Apakah Puisi Bersalah?
Apa salahnya puisi? Apa salahnya membaca puisi? Padahal belum seberapa dari kritisnya ide yang dimainkan di teater-teater kampus atau panggung-panggung sastra. Tapi mau bagaimana lagi. Barang gelap bisa jadi terang, barang terang bisa jadi gelap jika dimainkan oleh politikus.

Apalagi Ganjar yang sedang nyalon Gubernur lagi dan punya banyak lawan politik. Komentar pendek bisa digoreng, apalagi baca puisi. Puisi itu sudah ada sejak 31 tahun yang lalu, puisi karya tokoh besar yang memiliki pemikiran-pemikiran visioner tentang negerinya. Bagaimana tidak, karyanya 31 tahun lalu masih sangat relevan dengan keadaan sosial saat ini. Ataukah kita yang mengalami kemunduran sosial?

Puisi sebagai salah satu jenis karya sastra adalah refleksi situasi sosial dari waktu ke waktu. Dalam KBBI tahun 2016 disebutkan bahwa puisi adalah ragam sastra yang bahasanya terikat oleh irama, mantra, rima serta penyusunan larik dan bait. Pengertian tersebut menjelaskan bahwa puisi memiliki keteraturan meskipun diciptakan secara bebas oleh penyair. Keteraturan tersebut tetap terasa meskipun puisi berkembang lebih lentur terhadap aturannya di masa sekarang.
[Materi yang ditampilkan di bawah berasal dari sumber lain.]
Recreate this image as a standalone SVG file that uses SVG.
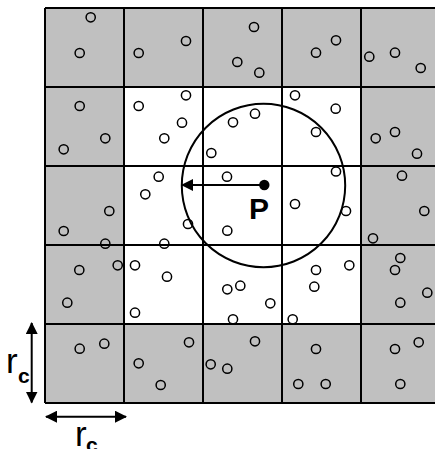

Negara ini darurat literasi. Barang tertulis diam saja selama 31 tahun bisa mendadak ramai jika dibacakan lalu disetir oleh tokoh-tokoh politik. Karena orang sekarang di negeri ini banyak yang malas membaca, sedikit mendengar tapi gemar berkomentar. Sukanya motong-motong kalimat yang sekiranya bisa bikin panas, tidak objektif dan tidak tahu konteks.

Generasi muda banyak yang berkarya tapi lebih banyak lagi yang ngetik saja alay, mana paham dengan penggunaan bahasa yang baik dan benar. Mereka butuh dukungan dan panutan untuk belajar baca-tulis yang benar serta berkreasi agar tidak jadi generasi salin-tempel.

Apa jadinya mereka kalau kreativitas sastra terus dijadikan amunisi manuver politik? Jika karya sastra dibuat gaduh saja seperti yang terjadi akhir-akhir ini, ditakutkan kreativitas anak negeri menjadi terhambat dan segan berkembang. Akhirnya, mau bikin puisi saja takut didemo. Sebab, politik telah menghukum puisi!